Ainsi, chez l’adulte, cette stratégie résumée (figure 1) pourrait permettre d’initier plus rapidement un traitement par méthylphénidate, sans attendre l’avis cardiologique. En effet, les délais d’obtention d’un rendez-vous avec un cardiologue sont parfois très longs selon les régions. Si l’on ajoute le délai, également long, pour obtenir une confirmation du diagnostic de TDAH, la prise en charge pharmacologique des adultes pourrait être, de ce fait, considérablement allongé. Il faudrait cependant maintenir la consultation en raison de son caractère réglementaire.
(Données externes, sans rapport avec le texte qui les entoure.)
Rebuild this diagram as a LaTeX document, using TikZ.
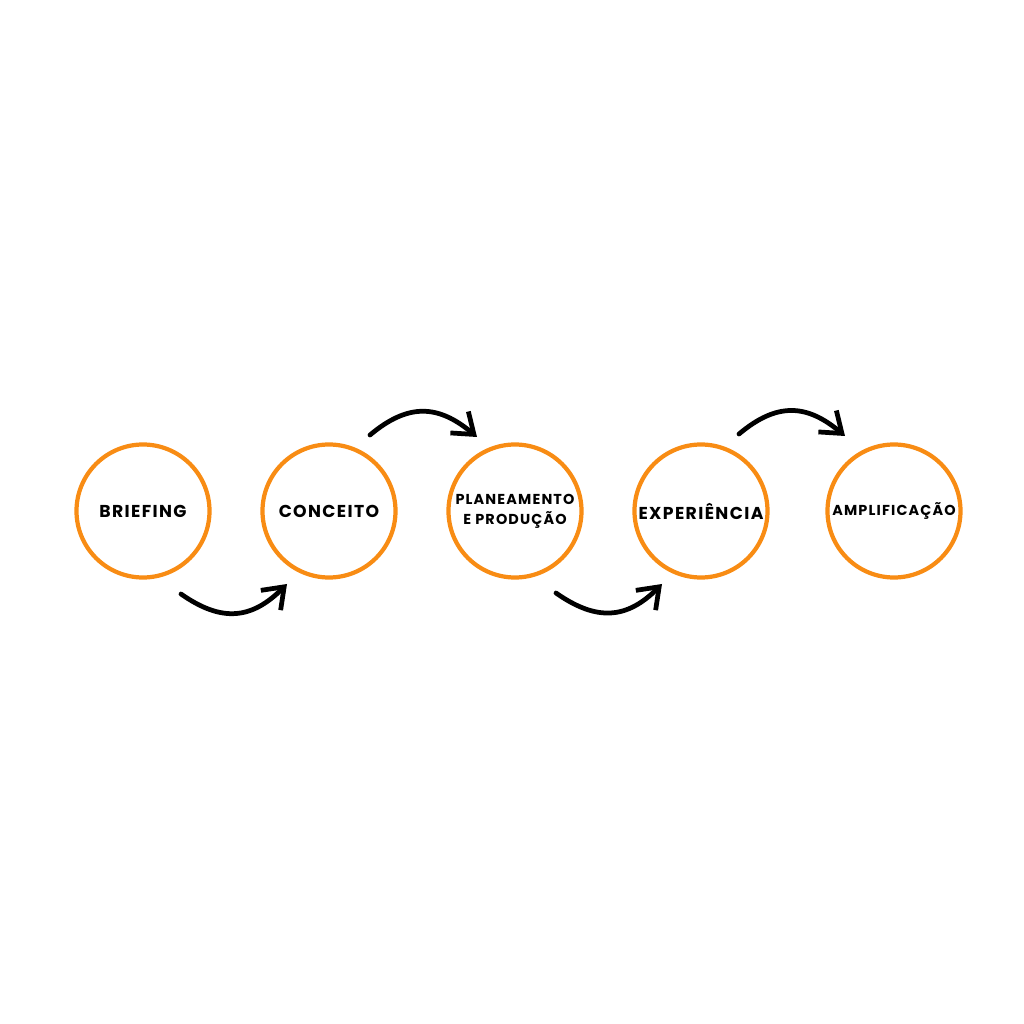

Figure 1. Algorithme de stratification.
EN PRATIQUE
Points importants à retenir avant de débuter un traitement par méthylphénidate :
• Consultation cardiologique obligatoire chez l’adulte avant traitement.
• Augmentation modérée de la fréquence cardiaque et de la pression artérielle.
• Chez l’adulte, possible majoration du risque cardiovasculaire nécessitant une stratification du risque.
• Pas de majoration de la mortalité sous traitement par méthylphénidate.